Milenkovic T, Lai J, Przulj N. GraphCrunch: a tool for large network analyses. [BMC Bioinformatics 2008, 9:70]: Describes GraphCrunch, a software tool for analyzing large biological networks and comparing them against random graph models according to various network structural similarity measures. The software computes several standard global network measures “and thus supports the largest variety note that GraphCrunch is also “the first software tool that compares real-world networks against a series of network models.” GraphCrunch is available here.

Nagarajan N, Keich U. FAST: Fourier transform based algorithms for significance testing of ungapped multiple alignments. [Bioinformatics. 2008 Jan 6 (e-pub ahead of print)]: Describes the FAST (Fourier transform based Algorithms for Significance Testing) package, an open-source collection of programs and libraries for computing the significance of ungapped local alignments. The package includes C++ implementations of various algorithms that can be used as stand-alone programs or as a library of subroutines. FAST is available here.

Stanislaus R, Arthur JM, Rajagopalan B, Moerschell R, McGlothlen B, Almeida JS. An open-source representation for 2-DE-centric proteomics and support infrastructure for data storage and analysis. [BMC Bioinformatics 2008, 9:4]: Discusses a data standard for two-dimensional gel electrophoresis called AGML (Annotated Gel Markup Language). The authors describe a public repository, called AGML Central, which includes a suite of tools for converting a variety of formats, as well as web-based visualization tools.

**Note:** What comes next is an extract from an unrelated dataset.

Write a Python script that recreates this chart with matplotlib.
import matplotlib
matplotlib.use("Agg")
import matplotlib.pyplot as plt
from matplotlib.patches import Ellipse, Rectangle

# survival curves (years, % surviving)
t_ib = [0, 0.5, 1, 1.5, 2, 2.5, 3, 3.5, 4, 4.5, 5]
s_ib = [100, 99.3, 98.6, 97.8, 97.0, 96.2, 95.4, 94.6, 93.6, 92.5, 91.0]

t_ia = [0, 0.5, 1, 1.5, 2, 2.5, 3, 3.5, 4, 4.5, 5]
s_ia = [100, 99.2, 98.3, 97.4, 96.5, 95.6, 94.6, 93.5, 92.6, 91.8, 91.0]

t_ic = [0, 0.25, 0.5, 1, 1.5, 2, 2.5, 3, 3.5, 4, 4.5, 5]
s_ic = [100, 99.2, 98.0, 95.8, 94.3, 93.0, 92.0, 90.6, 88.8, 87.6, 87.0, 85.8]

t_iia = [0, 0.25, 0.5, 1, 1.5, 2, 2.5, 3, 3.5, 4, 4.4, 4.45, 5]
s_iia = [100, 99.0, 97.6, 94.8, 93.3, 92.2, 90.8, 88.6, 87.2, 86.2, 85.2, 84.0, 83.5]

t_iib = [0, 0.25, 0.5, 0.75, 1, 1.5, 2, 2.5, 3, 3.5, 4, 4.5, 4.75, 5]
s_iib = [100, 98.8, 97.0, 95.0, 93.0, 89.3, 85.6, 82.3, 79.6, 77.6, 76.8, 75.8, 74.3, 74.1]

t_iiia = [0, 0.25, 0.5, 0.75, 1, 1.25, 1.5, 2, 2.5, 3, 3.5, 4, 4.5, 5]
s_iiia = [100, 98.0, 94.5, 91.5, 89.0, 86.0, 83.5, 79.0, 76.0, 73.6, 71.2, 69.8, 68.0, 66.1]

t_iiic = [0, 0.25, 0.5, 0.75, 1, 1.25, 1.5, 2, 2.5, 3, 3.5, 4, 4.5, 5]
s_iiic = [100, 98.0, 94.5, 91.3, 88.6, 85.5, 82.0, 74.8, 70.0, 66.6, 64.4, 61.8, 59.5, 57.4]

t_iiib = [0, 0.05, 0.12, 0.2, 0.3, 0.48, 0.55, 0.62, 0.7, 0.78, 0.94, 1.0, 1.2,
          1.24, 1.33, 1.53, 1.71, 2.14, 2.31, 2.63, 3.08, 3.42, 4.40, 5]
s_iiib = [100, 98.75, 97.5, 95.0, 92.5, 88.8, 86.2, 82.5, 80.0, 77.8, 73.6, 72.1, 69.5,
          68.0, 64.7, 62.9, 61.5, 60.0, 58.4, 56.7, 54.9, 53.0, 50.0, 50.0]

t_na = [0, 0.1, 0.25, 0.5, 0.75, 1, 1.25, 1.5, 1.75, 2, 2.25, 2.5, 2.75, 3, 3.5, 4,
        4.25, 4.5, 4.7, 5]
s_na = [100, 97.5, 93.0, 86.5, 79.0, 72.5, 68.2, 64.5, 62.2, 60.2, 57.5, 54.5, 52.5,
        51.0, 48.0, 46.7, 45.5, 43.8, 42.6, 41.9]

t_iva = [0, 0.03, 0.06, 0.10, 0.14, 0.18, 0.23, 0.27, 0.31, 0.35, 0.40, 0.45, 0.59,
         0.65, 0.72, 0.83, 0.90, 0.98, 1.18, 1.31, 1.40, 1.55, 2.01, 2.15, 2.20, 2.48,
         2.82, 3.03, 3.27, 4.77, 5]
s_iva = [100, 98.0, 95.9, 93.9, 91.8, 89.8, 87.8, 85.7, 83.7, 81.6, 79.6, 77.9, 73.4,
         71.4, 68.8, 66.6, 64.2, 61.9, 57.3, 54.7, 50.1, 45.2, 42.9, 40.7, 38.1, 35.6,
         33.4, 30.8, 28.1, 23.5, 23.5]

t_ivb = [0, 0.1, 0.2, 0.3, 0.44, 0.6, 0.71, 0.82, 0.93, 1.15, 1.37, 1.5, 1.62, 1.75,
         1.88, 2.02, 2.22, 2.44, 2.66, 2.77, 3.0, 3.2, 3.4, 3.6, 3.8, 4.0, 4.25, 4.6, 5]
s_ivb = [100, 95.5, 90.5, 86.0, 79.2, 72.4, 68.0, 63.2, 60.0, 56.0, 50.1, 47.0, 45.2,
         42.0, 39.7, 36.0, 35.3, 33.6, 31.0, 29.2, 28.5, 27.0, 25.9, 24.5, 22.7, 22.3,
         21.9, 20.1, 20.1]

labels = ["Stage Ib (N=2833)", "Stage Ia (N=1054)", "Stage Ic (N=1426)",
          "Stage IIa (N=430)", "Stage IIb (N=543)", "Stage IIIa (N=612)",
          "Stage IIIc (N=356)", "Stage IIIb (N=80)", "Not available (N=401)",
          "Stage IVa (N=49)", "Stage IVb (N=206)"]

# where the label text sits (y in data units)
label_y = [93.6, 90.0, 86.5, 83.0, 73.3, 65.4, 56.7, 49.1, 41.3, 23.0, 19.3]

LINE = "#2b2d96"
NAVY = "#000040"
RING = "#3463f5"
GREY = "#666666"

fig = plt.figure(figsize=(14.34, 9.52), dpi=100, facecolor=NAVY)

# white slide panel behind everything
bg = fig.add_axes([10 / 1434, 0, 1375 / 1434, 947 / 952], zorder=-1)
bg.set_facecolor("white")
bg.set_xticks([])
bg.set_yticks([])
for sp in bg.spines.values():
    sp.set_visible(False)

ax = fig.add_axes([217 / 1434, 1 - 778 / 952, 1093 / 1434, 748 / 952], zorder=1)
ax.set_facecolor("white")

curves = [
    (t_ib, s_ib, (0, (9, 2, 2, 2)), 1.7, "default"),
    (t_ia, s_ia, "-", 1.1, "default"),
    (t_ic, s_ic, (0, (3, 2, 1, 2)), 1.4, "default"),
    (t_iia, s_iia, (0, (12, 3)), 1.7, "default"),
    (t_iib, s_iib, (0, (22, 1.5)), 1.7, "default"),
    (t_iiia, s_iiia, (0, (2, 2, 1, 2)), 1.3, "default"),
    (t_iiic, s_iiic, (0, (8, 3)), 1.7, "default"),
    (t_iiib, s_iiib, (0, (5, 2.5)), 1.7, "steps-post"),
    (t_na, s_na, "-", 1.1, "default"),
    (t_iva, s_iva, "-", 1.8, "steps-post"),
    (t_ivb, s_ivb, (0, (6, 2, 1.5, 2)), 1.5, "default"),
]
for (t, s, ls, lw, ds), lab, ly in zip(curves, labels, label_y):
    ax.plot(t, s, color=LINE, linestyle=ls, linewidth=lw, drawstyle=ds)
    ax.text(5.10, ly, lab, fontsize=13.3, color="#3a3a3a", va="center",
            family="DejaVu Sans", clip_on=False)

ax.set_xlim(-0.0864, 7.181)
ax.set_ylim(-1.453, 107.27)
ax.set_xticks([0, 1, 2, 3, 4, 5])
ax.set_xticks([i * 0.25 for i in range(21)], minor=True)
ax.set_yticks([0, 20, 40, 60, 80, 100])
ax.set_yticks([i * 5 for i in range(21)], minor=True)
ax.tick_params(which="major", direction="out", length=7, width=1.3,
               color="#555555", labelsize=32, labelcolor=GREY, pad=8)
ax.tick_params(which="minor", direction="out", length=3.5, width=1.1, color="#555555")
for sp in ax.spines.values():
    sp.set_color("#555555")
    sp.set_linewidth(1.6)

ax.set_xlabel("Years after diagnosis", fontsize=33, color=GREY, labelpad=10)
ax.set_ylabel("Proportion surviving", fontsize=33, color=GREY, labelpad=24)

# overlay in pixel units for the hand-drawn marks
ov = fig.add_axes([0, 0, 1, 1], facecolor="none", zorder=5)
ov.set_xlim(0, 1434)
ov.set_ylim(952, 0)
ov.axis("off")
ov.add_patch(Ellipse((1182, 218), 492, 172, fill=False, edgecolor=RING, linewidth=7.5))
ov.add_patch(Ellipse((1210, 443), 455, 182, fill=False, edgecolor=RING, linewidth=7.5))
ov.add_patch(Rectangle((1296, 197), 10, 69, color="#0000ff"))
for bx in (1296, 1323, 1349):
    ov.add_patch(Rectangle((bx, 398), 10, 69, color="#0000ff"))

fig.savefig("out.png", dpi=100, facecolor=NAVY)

AGML Central is available here.

Stanke M, Diekhans M, Baertsch R, Haussler D. Using native and syntenically mapped cDNA alignments to improve de novo gene finding. [Bioinformatics. 2008 Jan 24 (e-pub ahead of print)]: Describes Augustus, a program that predicts genes in eukaryotic genomic sequences using several different evidence sources, including gene and transcript annotations from related species syntenically mapped to the target genome; evolutionary conservation of DNA, mRNA, and ESTs of the target species; and retroposed genes. Augustus is available here.

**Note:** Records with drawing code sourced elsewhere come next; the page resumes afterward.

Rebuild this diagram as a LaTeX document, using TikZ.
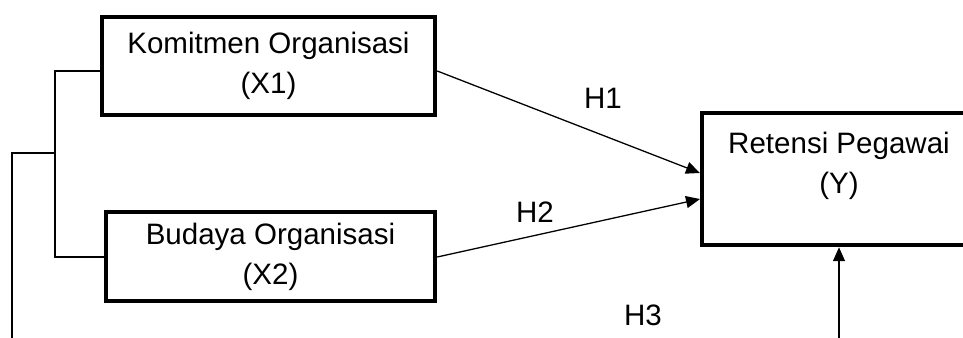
\documentclass[tikz,border=0pt]{standalone}
\usepackage{fontspec}
\setmainfont{Liberation Sans}
\usetikzlibrary{positioning,arrows.meta}

\begin{document}
\begin{tikzpicture}[x=0.03cm, y=-0.03cm,
      var/.style={rectangle, draw, line width=3.8pt, align=center, font=\fontsize{25.2}{34}\selectfont},
      hyp/.style={font=\fontsize{25.2}{34}\selectfont},
      link/.style={line width=1.1pt},
      arr/.style={link, -{Triangle[length=0.42cm, width=0.36cm]}}]
      \useasboundingbox (0,0) rectangle (963,337);
      \clip (0,0) rectangle (963,337);
      % variables
      \node [var, minimum width=9.99cm, minimum height=2.94cm] (x1) at (268.5, 66.0) {Komitmen Organisasi\\(X1)};
      \node [var, minimum width=9.87cm, minimum height=2.67cm] (x2) at (270.5,256.5) {Budaya Organisasi\\(X2)};
      \node [var, minimum width=8.22cm, minimum height=3.96cm,
             label={[hyp, align=center, yshift=0.39cm]center:Retensi Pegawai\\(Y)}] (y) at (839.0,179.0) {};
      % hypotheses
      \node [hyp] (h1) at (603, 98) {H1};
      \node [hyp] (h2) at (535,212) {H2};
      \node [hyp] (h3) at (643,315) {H3};
      % bracket
      \coordinate (b1) at ( 55, 71);
      \coordinate (b2) at ( 55,257);
      \coordinate (bm) at ( 55,153);
      \coordinate (bl) at ( 12,153);
      \coordinate (bb) at ( 12,340);
      \coordinate (y1) at (700,173);
      \coordinate (y2) at (700,199);
      \coordinate (yb) at (839,340);
      \draw [link] (x1.west |- b1) -- (b1) -- (b2) -- (x2.west |- b2);
      \draw [link] (bm) -- (bl) -- (bb);
      \draw [arr] (x1.east |- b1) -- (y1);
      \draw [arr] (x2.east |- b2) -- (y2);
      \draw [arr] (yb) -- (y.south);
\end{tikzpicture}
\end{document}
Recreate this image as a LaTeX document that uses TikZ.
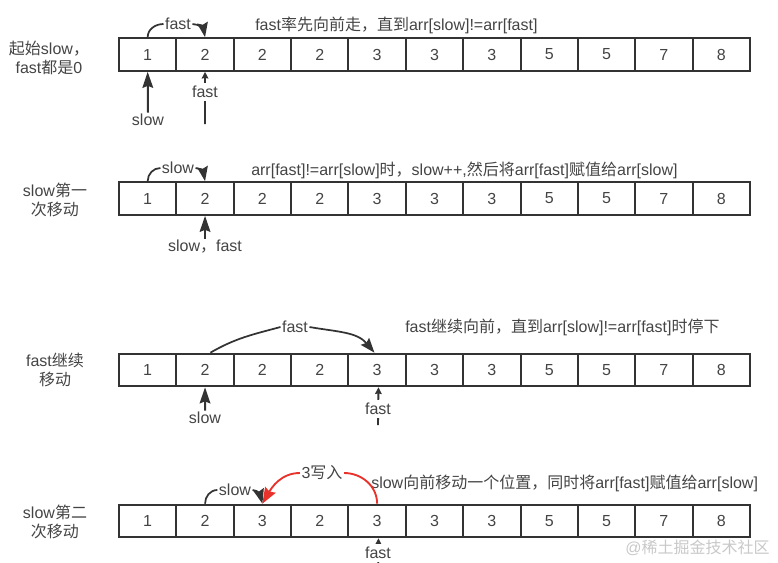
\documentclass[tikz,border=0pt]{standalone}
\usepackage{fontspec}
\setmainfont{Liberation Sans}
\newfontfamily\cjk{Noto Sans CJK SC}
\newcommand\zh[1]{{\cjk #1}}
\usetikzlibrary{arrows.meta}
\definecolor{txt}{HTML}{444444}
\definecolor{bord}{HTML}{333333}
\definecolor{redc}{HTML}{E8322B}
\definecolor{wm}{HTML}{C8C8C8}
\begin{document}
\begin{tikzpicture}[x=0.75pt,y=-0.75pt,
  base/.style={text=txt,font=\fontsize{12}{14.25}\selectfont},
  cell/.style={base,draw=bord,line width=1.5pt,minimum width=43pt,minimum height=24.5pt,inner sep=0pt},
  lbl/.style={base,inner sep=1pt},
  desc/.style={base,anchor=west,inner sep=0pt},
  bigptr/.style={draw=bord,line width=1.5pt,-{Stealth[length=12pt,width=8pt,inset=1.5pt]}},
  smallptr/.style={draw=bord,line width=1.4pt,-{Stealth[length=5pt,width=5pt,inset=0.5pt]}},
  curv/.style={draw=bord,line width=1.3pt},
  curvarr/.style={curv,-{Stealth[length=11pt,width=8pt,inset=1.5pt]}},
  redarr/.style={draw=redc,line width=1.4pt,-{Stealth[length=12pt,width=9pt,inset=1.5pt]}}]
\useasboundingbox (0,0) rectangle (778,562);
% arrays
\foreach \r/\y/\vals in {1/54.5/{1,2,2,2,3,3,3,5,5,7,8},2/198.5/{1,2,2,2,3,3,3,5,5,7,8},3/370/{1,2,2,2,3,3,3,5,5,7,8},4/521/{1,2,3,2,3,3,3,5,5,7,8}}{
  \foreach \v [count=\i] in \vals {
    \node[cell] (r\r-\i) at ({119+57.36*(\i-0.5)},\y) {\v};
  }
}
% left labels
\node[lbl,align=center] (t1) at (49,57.5) {\zh{起始}slow\zh{，}\\fast\zh{都是}0};
\node[lbl,align=center] (t2) at (55,200) {slow\zh{第一}\\\zh{次移动}};
\node[lbl,align=center] (t3) at (55,370) {fast\zh{继续}\\\zh{移动}};
\node[lbl,align=center] (t4) at (55,522) {slow\zh{第二}\\\zh{次移动}};
% descriptions
\node[desc] (d1) at (255,25) {fast\zh{率先向前走，直到}arr[slow]!=arr[fast]};
\node[desc] (d2) at (251,170) {arr[fast]!=arr[slow]\zh{时，}slow++,\zh{然后将}arr[fast]\zh{赋值给}arr[slow]};
\node[desc] (d3) at (405,327) {fast\zh{继续向前，直到}arr[slow]!=arr[fast]\zh{时停下}};
\node[desc] (d4) at (371,483) {slow\zh{向前移动一个位置，同时将}arr[fast]\zh{赋值给}arr[slow]};
% row 1 curve
\node[lbl] (f1) at (178,24) {fast};
\draw[curv] (r1-1.north) to[out=90,in=180] (f1.west);
\draw[curvarr] (f1.east) to[out=0,in=100] (r1-2.north);
% row 2 curve
\node[lbl] (s2) at (178,168) {slow};
\draw[curv] (r2-1.north) to[out=90,in=180] (s2.west);
\draw[curvarr] (s2.east) to[out=0,in=100] (r2-2.north);
% row 3 curve
\node[lbl] (f3) at (295,327) {fast};
\draw[curv] ([xshift=4pt]r3-2.north) to[out=30,in=195] (f3.west);
\draw[curvarr] (f3.east) to[out=-10,in=130] ([xshift=-2pt]r3-5.north);
% row 4 curves
\node[lbl] (s4) at (235,490) {slow};
\draw[curv] (r4-2.north) to[out=90,in=180] (s4.west);
\draw[curvarr] (s4.east) to[out=0,in=105] (r4-3.north);
\node[lbl] (w4) at (322,473) {3\zh{写入}};
\draw[draw=redc,line width=1.4pt] (r4-5.north) to[out=90,in=0] (w4.east);
\draw[redarr] (w4.west) to[out=180,in=60] (r4-3.north);
% bottom pointers row 1
\node[lbl] (p1s) at (148,120) {slow};
\draw[bigptr] (p1s.north) -- (r1-1.south);
\coordinate (c1f) at (205,124);
\draw[smallptr] (c1f) -- (r1-2.south);
\node[lbl,fill=white,inner sep=2pt] (p1f) at (205,92) {fast};
% row 2
\node[lbl] (p2) at (205,247) {slow\zh{，}fast};
\draw[bigptr] (p2.north -| r2-2.south) -- (r2-2.south);
% row 3
\node[lbl] (p3s) at (205,418) {slow};
\draw[bigptr] (p3s.north) -- (r3-2.south);
\coordinate (c3f) at (378,425);
\draw[smallptr] (c3f) -- ([xshift=1pt]r3-5.south);
\node[lbl,fill=white,inner sep=2pt] (p3f) at (378,409) {fast};
% row 4
\coordinate (c4f) at (378,580);
\draw[smallptr] (c4f) -- ([xshift=1pt]r4-5.south);
\node[lbl,fill=white,inner sep=2pt] (p4f) at (378,553) {fast};
% watermark
\node[anchor=east,text=wm,inner sep=0pt,font=\fontsize{12}{14}\selectfont] (wmk) at (770,548) {@\zh{稀土掘金技术社区}};
\end{tikzpicture}
\end{document}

Teyra J, Paszkowski-Rogacz M, Anders G, Pisabarro MT. SCOWLP classification: Structural comparison and analysis of protein binding regions. [BMC Bioinformatics 2008, 9:9]: Introduces a classification system for protein-binding regions that is based on agglomerative hierarchical clustering. “We use an accurate similarity index to compare binding regions in combination with the complete-linkage method to aggregate clusters,” the authors note in the paper’s abstract. “Complete-linkage is more suitable to isolate poorly separated binding regions than other standard methods because it increases the differences among clusters.” This classification system is implemented in the SCOWLP (Structural Characterization of Water, Ligands and Proteins) database and extends the SCOP classification with three additional family sub-levels: Binding Region, Interface, and Domain Contact. The SCOWLP web application is available here.

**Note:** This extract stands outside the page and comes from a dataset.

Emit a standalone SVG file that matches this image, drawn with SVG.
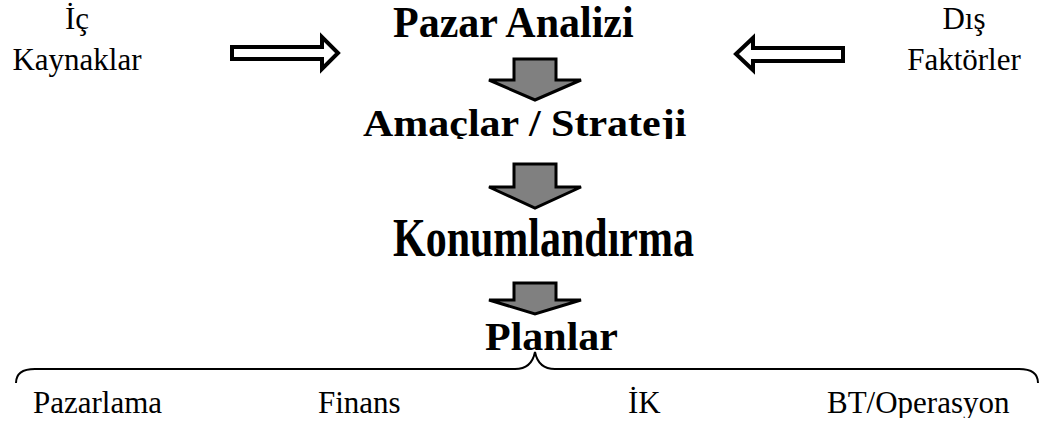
<svg xmlns="http://www.w3.org/2000/svg" width="1052" height="426" viewBox="0 0 1052 426">
  <style>
    text { font-family: 'Liberation Serif', 'DejaVu Serif', serif; fill: #000; }
    .title { font-weight: bold; font-size: 42px; }
    .label { font-size: 31px; }
    .down { fill: #808080; stroke: #000; stroke-width: 3; stroke-linejoin: miter; }
    .side { fill: #fff; stroke: #000; stroke-width: 4; stroke-linejoin: miter; }
    .brace { fill: none; stroke: #000; stroke-width: 2; }
  </style>
  <defs>
    <clipPath id="clipStrategy"><rect x="0" y="0" width="1052" height="139"/></clipPath>
    <clipPath id="clipBottom"><rect x="0" y="0" width="1052" height="418"/></clipPath>
  </defs>

  <!-- side inputs -->
  <g id="node-ic-kaynaklar">
    <text class="label" x="77" y="29" text-anchor="middle">İç</text>
    <text class="label" x="77" y="70" text-anchor="middle">Kaynaklar</text>
  </g>
  <g id="node-dis-faktorler">
    <text class="label" x="964" y="29" text-anchor="middle">Dış</text>
    <text class="label" x="964" y="70" text-anchor="middle">Faktörler</text>
  </g>

  <!-- main flow (titles are stretched vertically, baseline kept) -->
  <g id="node-pazar-analizi">
    <text class="title" transform="translate(393,37) scale(1,1.05)">Pazar Analizi</text>
  </g>
  <g id="node-amaclar-strateji" clip-path="url(#clipStrategy)">
    <text class="title" transform="translate(363,136) scale(1,0.88)">Amaçlar / Strateji</text>
  </g>
  <g id="node-konumlandirma">
    <text class="title" transform="translate(393,256) scale(1,1.3)">Konumlandırma</text>
  </g>
  <g id="node-planlar">
    <text class="title" transform="translate(485,350) scale(1,0.95)">Planlar</text>
  </g>

  <!-- plan areas -->
  <g id="node-pazarlama"><text class="label" x="33" y="413">Pazarlama</text></g>
  <g id="node-finans"><text class="label" x="318" y="413">Finans</text></g>
  <g id="node-ik"><text class="label" x="628" y="413">İK</text></g>
  <g id="node-bt-operasyon" clip-path="url(#clipBottom)"><text class="label" x="827" y="413">BT/Operasyon</text></g>

  <!-- connectors -->
  <g id="connectors">
    <path class="side" d="M232,47 L322,47 L322,37 L338,53 L322,69 L322,59 L232,59 Z"/>
    <path class="side" d="M736,54 L753,38 L753,48 L843,48 L843,61 L753,61 L753,70 Z"/>
    <path class="down" d="M514,59 L556,59 L556,80 L581,80 L535,100 L489,80 L514,80 Z"/>
    <path class="down" d="M514,164 L556,164 L556,187 L581,187 L535,208 L489,187 L514,187 Z"/>
    <path class="down" d="M514,283 L556,283 L556,300 L581,300 L535,314 L489,300 L514,300 Z"/>
    <path class="brace" d="M16,383 C16,374 22,369 35,369 L515,369 C528,369 533,362 535,352 C537,362 542,369 555,369 L1019,369 C1032,369 1038,374 1038,383"/>
  </g>
</svg>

Vareková RS, Bradác I, Plchút M, et al. A new program for analyzing RNA Interference. [Comput Methods Programs Biomed. 2008 Jan 18 (e-pub ahead of print)]: Describes a new software tool, called RNA Workbench, for designing short interfering RNAs. In addition to “standard selection rules,” the software enables researchers to statistically analyze applied selection rules, the authors note in the paper’s abstract. RNA Workbench is available here.

White JR, Roberts M, Yorke JA, Pop M. Figaro: A novel statistical method for vector sequence removal. [Bioinformatics. 2008 Jan 17 (e-pub ahead of print)]: Describes Figaro, a software tool for identifying and removing the vector sequence from raw sequence data without prior knowledge of the vector sequence. The authors note in the paper’s abstract that sequences from Sanger sequencing machines frequently contain fragments of the cloning vector on their ends, but current software tools for identifying and removing the vector sequence “require knowledge of the vector sequence, specific splice sites, and any adapter sequences used in the experiment — information often omitted from public databases.” Figaro automatically infers the vector sequence by analyzing the frequency of occurrence of short oligo-nucleotides using Poisson statistics. Figaro is available as part of the AMOS package here.